Üst Üste Gelme

Kuantum kuramının belki de en garip (ve en çok itiraz alan) yönü bir sistemin aynı anda birkaç farklı durumda bulunabilmesi. Parçacıklar doğal olarak böyle durumlara giriyorlar. Örneğin bir elektron tek bir noktada değil de değişik noktalarda aynı anda bulunabilir. Max Born 1926 yılında de Broglie dalgalarının fiziksel bir dalga olmadığını , bir olasılık dalgası olarak yorumlanması gerektiği düşüncesini ortaya attı. Buna göre parçacıklar de Broglie dalgasının bulunduğu her yerde bulunur, bunlar dalganın güçlü olduğu yerlerde yüksek olasılıkla, zayıf olduğu yerlerde de zayıf olasılıkla bulunuyor. Böylece parçacığın konumu doğal bir belirsizlik taşır. Max Born bu çalışmasından ötürü 1954 yılında Nobel Ödülü kazandı.

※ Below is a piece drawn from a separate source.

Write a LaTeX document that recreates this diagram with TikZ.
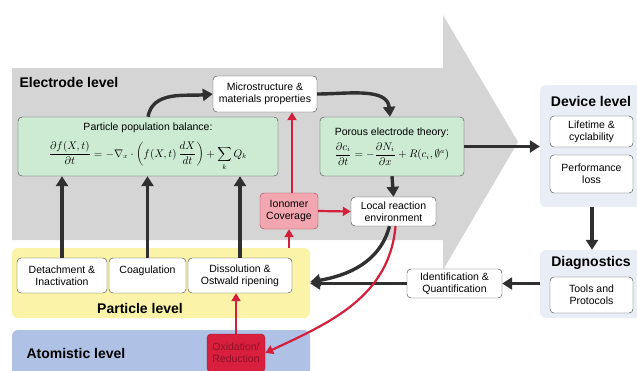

Erwin Schrödinger, üst üste gelme ilkesinin yarattığı gariplikleri en açık biçimde ortaya koyan bir düşünce deneyi tasarladı. Schrödinger'in kedisi olarak bilinen bu deneyde bir kedi aynı anda hem diri hem de ölü olduğu bir duruma sokulabiliyordu. Hem mikroskopik ölçekte hem de bazı makroskopik cisimlerde var olduğu bilinen üst üste gelme olgusunun yorumu sürekli tartışma konusu olagelmiştir.